### [WHAT THE EXERCISE ASKS]
Return the listing below exactly, with the pictures dropped.

********************

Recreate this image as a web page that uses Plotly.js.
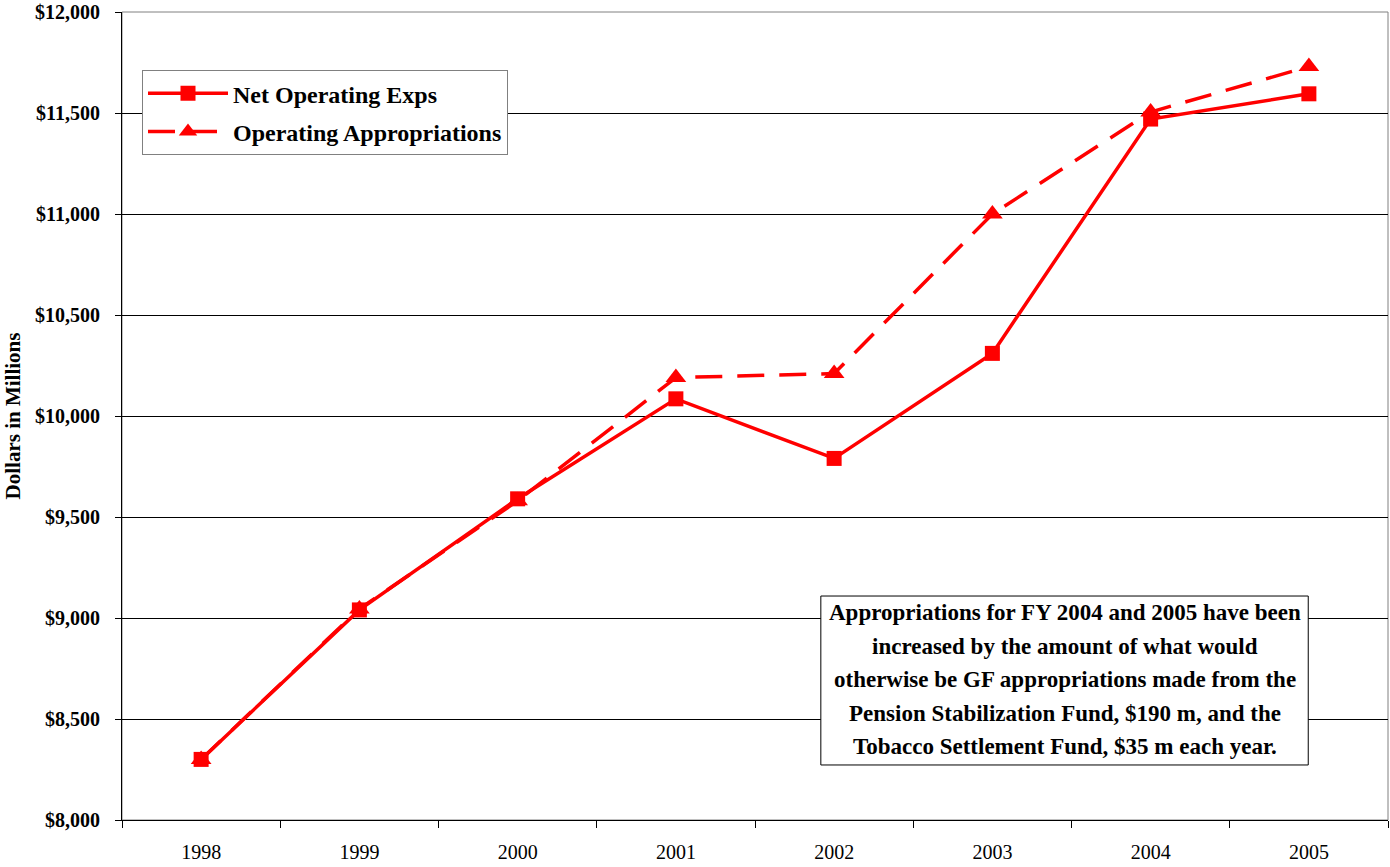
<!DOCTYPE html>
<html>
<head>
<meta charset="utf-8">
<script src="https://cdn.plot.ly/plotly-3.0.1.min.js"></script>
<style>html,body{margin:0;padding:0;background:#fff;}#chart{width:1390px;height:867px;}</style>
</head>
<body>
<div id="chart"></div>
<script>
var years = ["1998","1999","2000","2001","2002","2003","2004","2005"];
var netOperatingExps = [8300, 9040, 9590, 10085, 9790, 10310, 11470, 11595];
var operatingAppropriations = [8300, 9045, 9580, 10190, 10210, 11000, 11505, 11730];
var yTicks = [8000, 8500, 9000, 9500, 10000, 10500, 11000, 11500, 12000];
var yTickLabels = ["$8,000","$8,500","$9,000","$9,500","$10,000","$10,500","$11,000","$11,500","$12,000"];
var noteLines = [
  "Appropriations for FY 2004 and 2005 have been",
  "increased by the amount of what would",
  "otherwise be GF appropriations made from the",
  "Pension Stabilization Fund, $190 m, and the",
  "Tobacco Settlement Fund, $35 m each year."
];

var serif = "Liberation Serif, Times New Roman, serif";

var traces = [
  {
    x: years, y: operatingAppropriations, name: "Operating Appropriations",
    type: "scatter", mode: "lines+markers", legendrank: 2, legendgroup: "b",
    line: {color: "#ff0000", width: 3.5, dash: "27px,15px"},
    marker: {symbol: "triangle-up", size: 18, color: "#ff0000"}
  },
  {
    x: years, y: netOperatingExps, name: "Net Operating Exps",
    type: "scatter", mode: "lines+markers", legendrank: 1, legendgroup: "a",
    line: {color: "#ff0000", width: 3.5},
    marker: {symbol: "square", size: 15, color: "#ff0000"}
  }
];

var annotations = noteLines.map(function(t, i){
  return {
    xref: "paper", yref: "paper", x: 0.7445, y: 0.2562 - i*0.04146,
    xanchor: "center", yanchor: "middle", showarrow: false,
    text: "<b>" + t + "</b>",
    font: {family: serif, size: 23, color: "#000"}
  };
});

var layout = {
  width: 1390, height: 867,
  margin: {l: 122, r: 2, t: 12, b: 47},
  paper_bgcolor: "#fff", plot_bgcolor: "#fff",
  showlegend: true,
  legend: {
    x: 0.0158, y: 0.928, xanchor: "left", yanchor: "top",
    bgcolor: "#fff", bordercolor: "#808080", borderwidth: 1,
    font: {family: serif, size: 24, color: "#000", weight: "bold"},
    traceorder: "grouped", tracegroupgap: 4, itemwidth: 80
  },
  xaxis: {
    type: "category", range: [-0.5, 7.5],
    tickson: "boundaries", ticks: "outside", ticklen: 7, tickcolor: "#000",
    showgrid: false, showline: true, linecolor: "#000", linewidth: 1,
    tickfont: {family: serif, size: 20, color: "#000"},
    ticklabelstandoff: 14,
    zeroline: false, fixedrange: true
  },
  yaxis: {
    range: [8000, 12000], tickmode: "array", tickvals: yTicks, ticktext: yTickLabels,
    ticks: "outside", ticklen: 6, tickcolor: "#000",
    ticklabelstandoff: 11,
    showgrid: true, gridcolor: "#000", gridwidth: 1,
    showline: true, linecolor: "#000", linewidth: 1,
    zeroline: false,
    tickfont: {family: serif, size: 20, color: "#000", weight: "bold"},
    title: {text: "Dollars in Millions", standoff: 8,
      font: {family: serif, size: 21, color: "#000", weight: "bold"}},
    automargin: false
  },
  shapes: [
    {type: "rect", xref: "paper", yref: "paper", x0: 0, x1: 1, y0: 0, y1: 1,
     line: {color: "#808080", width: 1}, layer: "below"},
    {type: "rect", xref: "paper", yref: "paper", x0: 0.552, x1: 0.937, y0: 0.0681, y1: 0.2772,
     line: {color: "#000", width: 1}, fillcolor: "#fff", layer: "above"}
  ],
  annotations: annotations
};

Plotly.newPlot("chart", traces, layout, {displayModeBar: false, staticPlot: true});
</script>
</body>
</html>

********************

### [SOLVED PROBLEM]
Recreate this image as a web page that uses Plotly.js.
<!DOCTYPE html>
<html>
<head>
<meta charset="utf-8">
<script src="https://cdn.plot.ly/plotly-3.0.1.min.js"></script>
<style>html,body{margin:0;padding:0;background:#fff;}#chart{width:1390px;height:867px;}</style>
</head>
<body>
<div id="chart"></div>
<script>
var years = ["1998","1999","2000","2001","2002","2003","2004","2005"];
var netOperatingExps = [8300, 9040, 9590, 10085, 9790, 10310, 11470, 11595];
var operatingAppropriations = [8300, 9045, 9580, 10190, 10210, 11000, 11505, 11730];
var yTicks = [8000, 8500, 9000, 9500, 10000, 10500, 11000, 11500, 12000];
var yTickLabels = ["$8,000","$8,500","$9,000","$9,500","$10,000","$10,500","$11,000","$11,500","$12,000"];
var noteLines = [
  "Appropriations for FY 2004 and 2005 have been",
  "increased by the amount of what would",
  "otherwise be GF appropriations made from the",
  "Pension Stabilization Fund, $190 m, and the",
  "Tobacco Settlement Fund, $35 m each year."
];

var serif = "Liberation Serif, Times New Roman, serif";

var traces = [
  {
    x: years, y: operatingAppropriations, name: "Operating Appropriations",
    type: "scatter", mode: "lines+markers", legendrank: 2, legendgroup: "b",
    line: {color: "#ff0000", width: 3.5, dash: "27px,15px"},
    marker: {symbol: "triangle-up", size: 18, color: "#ff0000"}
  },
  {
    x: years, y: netOperatingExps, name: "Net Operating Exps",
    type: "scatter", mode: "lines+markers", legendrank: 1, legendgroup: "a",
    line: {color: "#ff0000", width: 3.5},
    marker: {symbol: "square", size: 15, color: "#ff0000"}
  }
];

var annotations = noteLines.map(function(t, i){
  return {
    xref: "paper", yref: "paper", x: 0.7445, y: 0.2562 - i*0.04146,
    xanchor: "center", yanchor: "middle", showarrow: false,
    text: "<b>" + t + "</b>",
    font: {family: serif, size: 23, color: "#000"}
  };
});

var layout = {
  width: 1390, height: 867,
  margin: {l: 122, r: 2, t: 12, b: 47},
  paper_bgcolor: "#fff", plot_bgcolor: "#fff",
  showlegend: true,
  legend: {
    x: 0.0158, y: 0.928, xanchor: "left", yanchor: "top",
    bgcolor: "#fff", bordercolor: "#808080", borderwidth: 1,
    font: {family: serif, size: 24, color: "#000", weight: "bold"},
    traceorder: "grouped", tracegroupgap: 4, itemwidth: 80
  },
  xaxis: {
    type: "category", range: [-0.5, 7.5],
    tickson: "boundaries", ticks: "outside", ticklen: 7, tickcolor: "#000",
    showgrid: false, showline: true, linecolor: "#000", linewidth: 1,
    tickfont: {family: serif, size: 20, color: "#000"},
    ticklabelstandoff: 14,
    zeroline: false, fixedrange: true
  },
  yaxis: {
    range: [8000, 12000], tickmode: "array", tickvals: yTicks, ticktext: yTickLabels,
    ticks: "outside", ticklen: 6, tickcolor: "#000",
    ticklabelstandoff: 11,
    showgrid: true, gridcolor: "#000", gridwidth: 1,
    showline: true, linecolor: "#000", linewidth: 1,
    zeroline: false,
    tickfont: {family: serif, size: 20, color: "#000", weight: "bold"},
    title: {text: "Dollars in Millions", standoff: 8,
      font: {family: serif, size: 21, color: "#000", weight: "bold"}},
    automargin: false
  },
  shapes: [
    {type: "rect", xref: "paper", yref: "paper", x0: 0, x1: 1, y0: 0, y1: 1,
     line: {color: "#808080", width: 1}, layer: "below"},
    {type: "rect", xref: "paper", yref: "paper", x0: 0.552, x1: 0.937, y0: 0.0681, y1: 0.2772,
     line: {color: "#000", width: 1}, fillcolor: "#fff", layer: "above"}
  ],
  annotations: annotations
};

Plotly.newPlot("chart", traces, layout, {displayModeBar: false, staticPlot: true});
</script>
</body>
</html>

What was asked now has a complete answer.